# Task prompt:
Take every line from the first down to the line with "from matplotlib.ticker import FuncFormatter" and set it down exactly, without the pictures.

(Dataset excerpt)
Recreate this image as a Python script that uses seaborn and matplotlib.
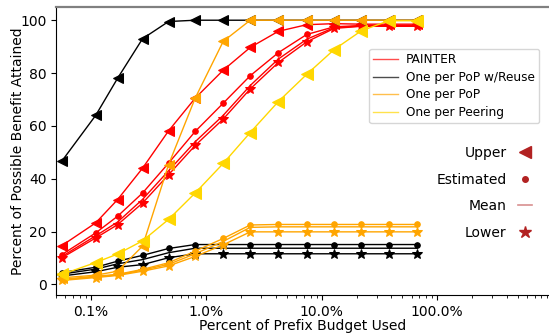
import matplotlib
matplotlib.use("Agg")
import matplotlib.pyplot as plt
import seaborn as sns
import numpy as np
import pandas as pd
from matplotlib.lines import Line2D
from matplotlib.ticker import FuncFormatter

# Percent of prefix budget used (x positions)
budget = [0.056, 0.11, 0.17, 0.28, 0.47, 0.8, 1.4, 2.4, 4.2, 7.4, 12.8, 22, 38, 67]

# PAINTER
painter_upper = [14.7, 23.3, 32.1, 44.0, 58.1, 70.5, 81.1, 89.7, 95.8, 98.3, 98.7, 98.5, 98.5, 98.5]
painter_est = [11.3, 19.5, 25.8, 34.6, 45.9, 57.9, 68.6, 79.0, 87.7, 94.6, 97.5, 98.0, 98.0, 98.0]
painter_mean = [10.6, 18.4, 23.6, 32.2, 43.0, 54.0, 64.0, 75.3, 85.3, 92.8, 97.2, 97.8, 97.8, 97.8]
painter_lower = [10.1, 17.6, 22.6, 30.8, 41.5, 52.6, 62.6, 74.0, 84.0, 91.8, 96.9, 97.7, 97.7, 97.7]

# One per PoP w/Reuse
reuse_upper = [46.7, 64.0, 78.0, 93.0, 99.5, 100, 100, 100, 100, 100, 100, 100, 100, 100]
reuse_est = [4.5, 6.5, 8.8, 11.0, 13.6, 15.1, 15.1, 15.1, 15.1, 15.1, 15.1, 15.1, 15.1, 15.1]
reuse_mean = [3.9, 5.8, 7.8, 9.4, 12.0, 13.7, 13.7, 13.7, 13.7, 13.7, 13.7, 13.7, 13.7, 13.7]
reuse_lower = [3.2, 4.8, 6.5, 7.5, 10.1, 11.6, 11.6, 11.6, 11.6, 11.6, 11.6, 11.6, 11.6, 11.6]

# One per PoP
pop_upper = [2.5, 3.5, 5.0, 14.5, 45.3, 70.5, 92.0, 100, 100, 100, 100, 100, 100, 100]
pop_est = [1.9, 3.1, 3.8, 5.7, 8.2, 12.6, 17.4, 22.5, 22.7, 22.7, 22.7, 22.7, 22.7, 22.7]
pop_mean = [1.7, 2.9, 3.6, 5.4, 7.6, 11.6, 16.3, 21.6, 21.8, 21.8, 21.8, 21.8, 21.8, 21.8]
pop_lower = [1.5, 2.6, 3.4, 5.0, 7.0, 10.6, 15.0, 19.9, 19.9, 19.9, 19.9, 19.9, 19.9, 19.9]

# One per Peering
peer_upper = [3.8, 8.3, 11.5, 16.5, 24.6, 34.6, 45.8, 57.5, 69.2, 79.5, 88.9, 96.0, 99.8, 99.8]

strategies = ["PAINTER", "One per PoP w/Reuse", "One per PoP", "One per Peering"]
colors = ["red", "black", "orange", "gold"]
bound_labels = ["Upper", "Estimated", "Mean", "Lower"]

series = {
    "PAINTER": [painter_upper, painter_est, painter_mean, painter_lower],
    "One per PoP w/Reuse": [reuse_upper, reuse_est, reuse_mean, reuse_lower],
    "One per PoP": [pop_upper, pop_est, pop_mean, pop_lower],
    "One per Peering": [peer_upper],
}
markers = {"Upper": "<", "Estimated": "o", "Mean": None, "Lower": "*"}
msizes = {"Upper": 7, "Estimated": 4, "Mean": 0, "Lower": 7.5}

fig = plt.figure(figsize=(5.49, 3.33), dpi=100)
ax = fig.add_axes([56.2 / 549, 38 / 333, (549 - 56.2) / 549, 288 / 333])

for strat, col in zip(strategies, colors):
    for vals, bl in zip(series[strat], bound_labels):
        df = pd.DataFrame({"x": budget, "y": vals})
        kw = dict(color=col, linewidth=1.0, ax=ax, legend=False)
        if markers[bl] is not None:
            ms = msizes[bl] + (1.5 if strat == "One per Peering" else 0)
            kw.update(marker=markers[bl], markersize=ms,
                      markeredgecolor=col, markerfacecolor=col)
        sns.lineplot(data=df, x="x", y="y", **kw)

ax.set_xscale("log")
ax.set_xlim(0.05, 930)
ax.set_ylim(-4, 105)
ax.set_yticks([0, 20, 40, 60, 80, 100])
ax.xaxis.set_major_formatter(FuncFormatter(lambda v, p: f"{v:.1f}%"))
ax.tick_params(axis="both", labelsize=10)
ax.set_xlabel("Percent of Prefix Budget Used", fontsize=10)
ax.set_ylabel("Percent of Possible Benefit Attained", fontsize=10)
ax.xaxis.set_label_coords(0.5, -0.085, transform=ax.transAxes)
ax.xaxis.label.set_va("top")
ax.yaxis.set_label_coords(-0.063, 0.5)
ax.spines["top"].set_color("#808080")
ax.spines["top"].set_linewidth(1.6)
ax.spines["right"].set_visible(False)

h1 = [Line2D([0], [0], color=c, lw=1.0, alpha=0.7) for c in colors]
leg1 = ax.legend(h1, strategies, loc="upper left", bbox_to_anchor=(0.635, 0.854),
                 fontsize=8.7, frameon=True, handlelength=2.0, borderpad=0.35,
                 labelspacing=0.38, handletextpad=0.7, borderaxespad=0)
ax.add_artist(leg1)

bc = "firebrick"
h2 = [Line2D([0], [0], color=bc, lw=0, marker="<", markersize=8),
      Line2D([0], [0], color=bc, lw=0, marker="o", markersize=4),
      Line2D([0], [0], color=bc, lw=1.2, alpha=0.5),
      Line2D([0], [0], color=bc, lw=0, marker="*", markersize=9)]
leg2 = ax.legend(h2, bound_labels, loc="upper right", bbox_to_anchor=(0.99, 0.56),
                 fontsize=10, frameon=False, markerfirst=False, handlelength=1.0,
                 labelspacing=0.9, handletextpad=0.8)

fig.savefig("out.png", dpi=100)
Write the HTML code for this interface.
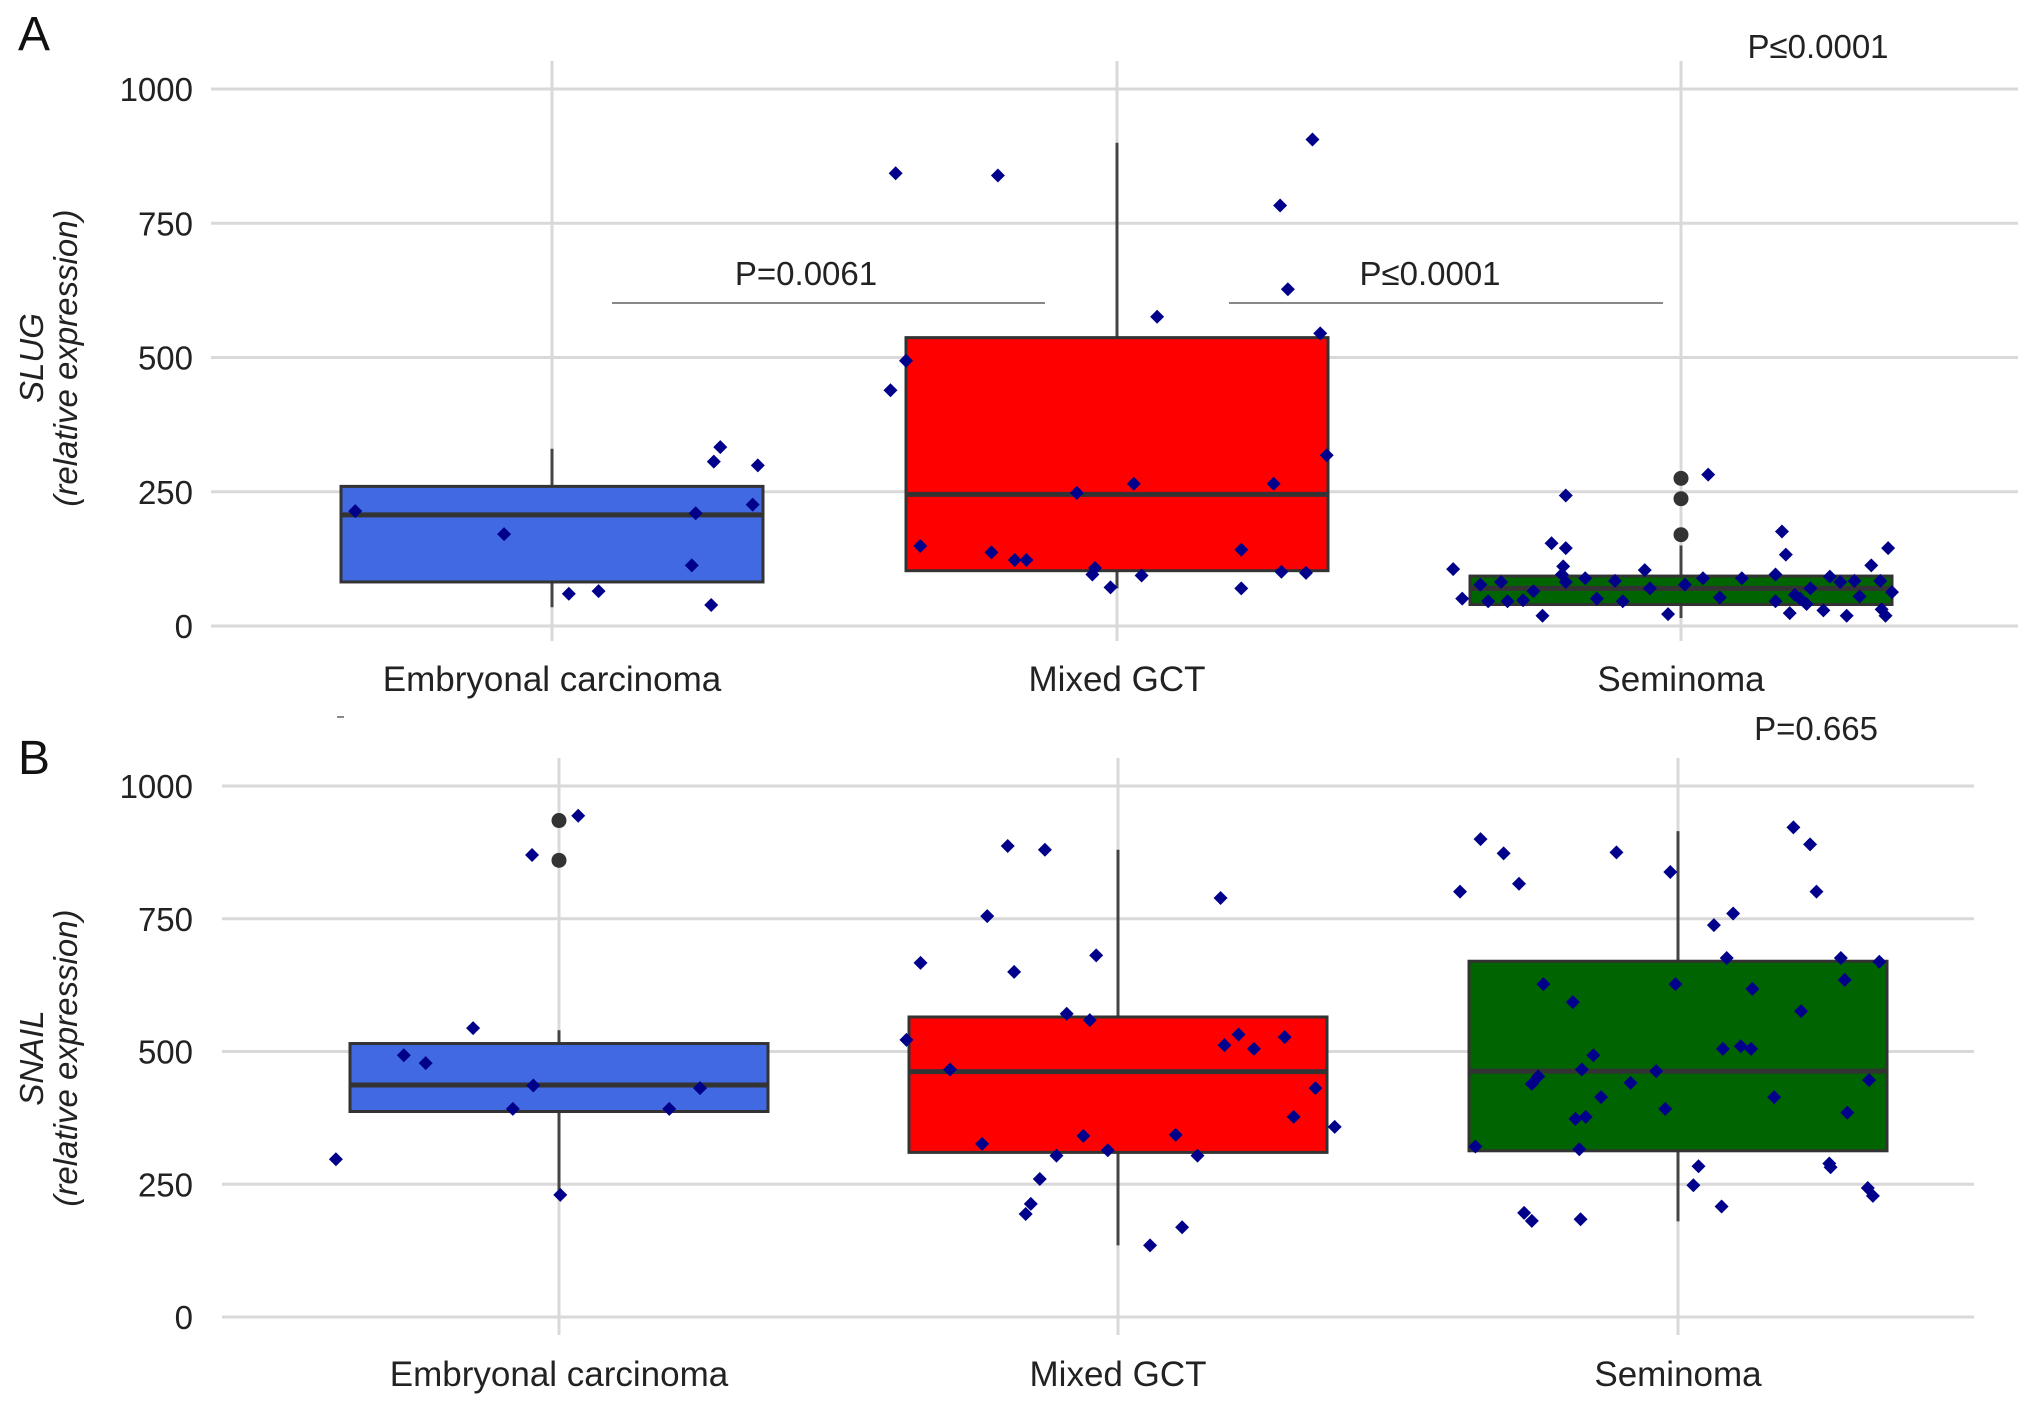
<!DOCTYPE html>
<html><head><meta charset="utf-8">
<style>
html,body{margin:0;padding:0;background:#fff;}
svg{display:block;font-family:"Liberation Sans",Arial,sans-serif;}
</style></head>
<body>
<svg id="chart" width="2032" height="1407" viewBox="0 0 2032 1407" xmlns="http://www.w3.org/2000/svg"></svg>
<script>
// ---- data ----
const categories = ["Embryonal carcinoma", "Mixed GCT", "Seminoma"];
const yTicks = [0, 250, 500, 750, 1000];
const boxColors = ["#4169e1", "#ff0000", "#006400"];
// SLUG boxes: [lowWhisker, q1, median, q3, highWhisker]
const slugBoxes = [[35, 82, 207, 260, 330], [70, 103, 245, 537, 900], [15, 40, 70, 93, 150]];
const slugOutliers = [[], [], [170, 237, 275]];
const slugValsEC = [214,171,60,65,113,210,39,306,333,226,299];
const slugJitEC = [-152,-37,13,36,108,111,123,125,130,155,159];
const slugValsMix = [843,839,906,783,627,576,545,439,494,318,265,248,265,149,137,123,123,96,108,72,94,142,70,101,99];
const slugJitMix = [-171,-92,151,126,132,31,157,-175,-163,162,13,-31,121,-152,-97,-79,-70,-19,-17,-5,19,96,96,127,146];
const slugValsSem = [243,282,106,51,77,46,82,46,48,65,19,154,96,111,145,82,89,51,84,46,104,70,22,77,89,53,89,46,96,176,133,24,58,51,41,70,29,92,82,19,84,55,113,84,31,19,145,63];
const slugJitSem = [-89,21,-176,-169,-155,-149,-139,-134,-122,-114,-107,-100,-92,-91,-89,-89,-74,-65,-51,-45,-28,-24,-10,3,17,30,47,73,73,78,81,84,88,92,97,100,110,115,123,128,134,138,147,154,155,158,160,163];
// SNAIL boxes
const snailBoxes = [[230, 387, 437, 515, 540], [135, 310, 462, 565, 880], [180, 313, 463, 670, 915]];
const snailOutliers = [[860, 935], [], []];
const snailValsEC = [297,493,478,544,392,870,436,230,944,392,431];
const snailJitEC = [-174,-121,-104,-67,-36,-21,-20,1,15,86,110];
const snailValsMix = [522,667,466,326,755,887,650,194,213,260,880,304,571,341,559,681,314,135,343,169,304,789,512,532,505,527,377,431,358];
const snailJitMix = [-165,-154,-131,-106,-102,-86,-81,-72,-68,-61,-57,-48,-40,-27,-22,-17,-8,25,45,50,62,80,83,94,106,130,137,154,169];
const snailValsSem = [801,321,900,873,816,196,181,439,453,627,593,373,316,184,466,377,493,414,875,441,463,392,838,627,248,284,738,208,676,760,505,510,505,618,414,922,576,890,801,289,282,676,635,385,243,446,228,669];
const snailJitSem = [-170,-158,-154,-136,-124,-120,-114,-114,-109,-105,-82,-80,-77,-76,-75,-72,-66,-60,-48,-37,-17,-10,-6,-2,12,16,28,34,38,43,35,49,57,58,75,90,96,103,108,118,119,127,130,132,148,149,152,157];

const svg = document.getElementById('chart');
const NS = 'http://www.w3.org/2000/svg';
function mk(tag, attrs, parent){const e=document.createElementNS(NS,tag);for(const k in attrs)e.setAttribute(k,attrs[k]);(parent||svg).appendChild(e);return e;}

function panel(cfg){
  const g = mk('g',{});
  
  
  const y = v => cfg.y0 - (cfg.y0 - cfg.y1000) * v / 1000;
  const x = i => cfg.cx[i];
  yTicks.forEach(t => {
    const l = mk('line',{x1:cfg.gx0,x2:cfg.gx1,y1:y(t),y2:y(t),stroke:'#d9d9d9','stroke-width':3},g);
    
    
    const tx = mk('text',{x:193,y:y(t)+12,'text-anchor':'end','font-size':33,fill:'#222'},g);
    tx.textContent = t;
    
    
  });
  categories.forEach((c,i) => {
    const l = mk('line',{x1:x(i),x2:x(i),y1:cfg.vg0,y2:cfg.vg1,stroke:'#d9d9d9','stroke-width':3},g);
    
    
    const tx = mk('text',{x:x(i),y:cfg.labY,'text-anchor':'middle','font-size':35,fill:'#222'},g);
    tx.textContent = c;
    
    
  });
  cfg.boxes.forEach((b,i) => {
    const bg = mk('g',{},g);
    
    
    mk('line',{x1:x(i),x2:x(i),y1:y(b[0]),y2:y(b[4]),stroke:'#444','stroke-width':3},bg);
    const hw = cfg.halfBox;
    mk('rect',{x:x(i)-hw,y:y(b[3]),width:2*hw,height:y(b[1])-y(b[3]),fill:boxColors[i],stroke:'#333','stroke-width':3},bg);
    mk('line',{x1:x(i)-hw,x2:x(i)+hw,y1:y(b[2]),y2:y(b[2]),stroke:'#333','stroke-width':5},bg);
    cfg.outliers[i].forEach(v => {
      const o = mk('circle',{cx:x(i),cy:y(v),r:7.5,fill:'#333'},bg);
      
      
    });
  });
  cfg.pts.forEach((pair,i) => {
    const vals = pair[0], jit = pair[1];
    vals.forEach((v,k) => {
      const px = x(i) + jit[k] / 163 * cfg.halfBox, py = y(v), r = 7;
      const p = mk('polygon',{points:`${px},${py-r} ${px+r},${py} ${px},${py+r} ${px-r},${py}`,fill:'#00008b'},g);
      
      
    });
  });
  const t1 = mk('text',{transform:`translate(${cfg.titleX},${cfg.titleY}) rotate(-90)`,'text-anchor':'middle','font-size':33,'font-style':'italic',fill:'#222'},g);
  t1.textContent = cfg.gene;
  
  
  const t2 = mk('text',{transform:`translate(${cfg.titleX+34},${cfg.titleY}) rotate(-90)`,'text-anchor':'middle','font-size':33,'font-style':'italic',fill:'#222'},g);
  t2.textContent = '(relative expression)';
  
  
  const L = mk('text',{x:18,y:cfg.letterY,'font-size':48,fill:'#111'},g);
  L.textContent = cfg.letter;
  
  
  return y;
}

panel({name:'panel-a-slug',gene:'SLUG',letter:'A',letterY:50,y0:626,y1000:89,gx0:211,gx1:2018,vg0:61,vg1:641,cx:[552,1117,1681],halfBox:211,labY:691,boxes:slugBoxes,outliers:slugOutliers,pts:[[slugValsEC,slugJitEC],[slugValsMix,slugJitMix],[slugValsSem,slugJitSem]],titleX:43,titleY:358});
panel({name:'panel-b-snail',gene:'SNAIL',letter:'B',letterY:774,y0:1317,y1000:786,gx0:222,gx1:1974,vg0:758,vg1:1335,cx:[559,1118,1678],halfBox:209,labY:1386,boxes:snailBoxes,outliers:snailOutliers,pts:[[snailValsEC,snailJitEC],[snailValsMix,snailJitMix],[snailValsSem,snailJitSem]],titleX:43,titleY:1058});

function ann(txt,x,y,name){const t=mk('text',{x:x,y:y,'text-anchor':'middle','font-size':33,fill:'#222'});t.textContent=txt;}
function br(x1,x2,yy,name){const l=mk('line',{x1:x1,x2:x2,y1:yy,y2:yy,stroke:'#888','stroke-width':2});}
br(612,1045,303,'comparison-line-ec-mixed');
ann('P=0.0061',806,285,'p-value-ec-mixed');
br(1229,1663,303,'comparison-line-mixed-seminoma');
ann('P\u22640.0001',1430,285,'p-value-mixed-seminoma');
ann('P\u22640.0001',1818,58,'p-value-overall-a');
ann('P=0.665',1816,740,'p-value-overall-b');
const dash = mk('line',{x1:337,x2:344,y1:717,y2:717,stroke:'#888','stroke-width':2});


</script>
</body></html>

# Output for this exercise:
Recreate this image as a Python script that uses seaborn and matplotlib.
import matplotlib
matplotlib.use("Agg")
import matplotlib.pyplot as plt
import seaborn as sns
import numpy as np
import pandas as pd
from matplotlib.lines import Line2D
from matplotlib.ticker import FuncFormatter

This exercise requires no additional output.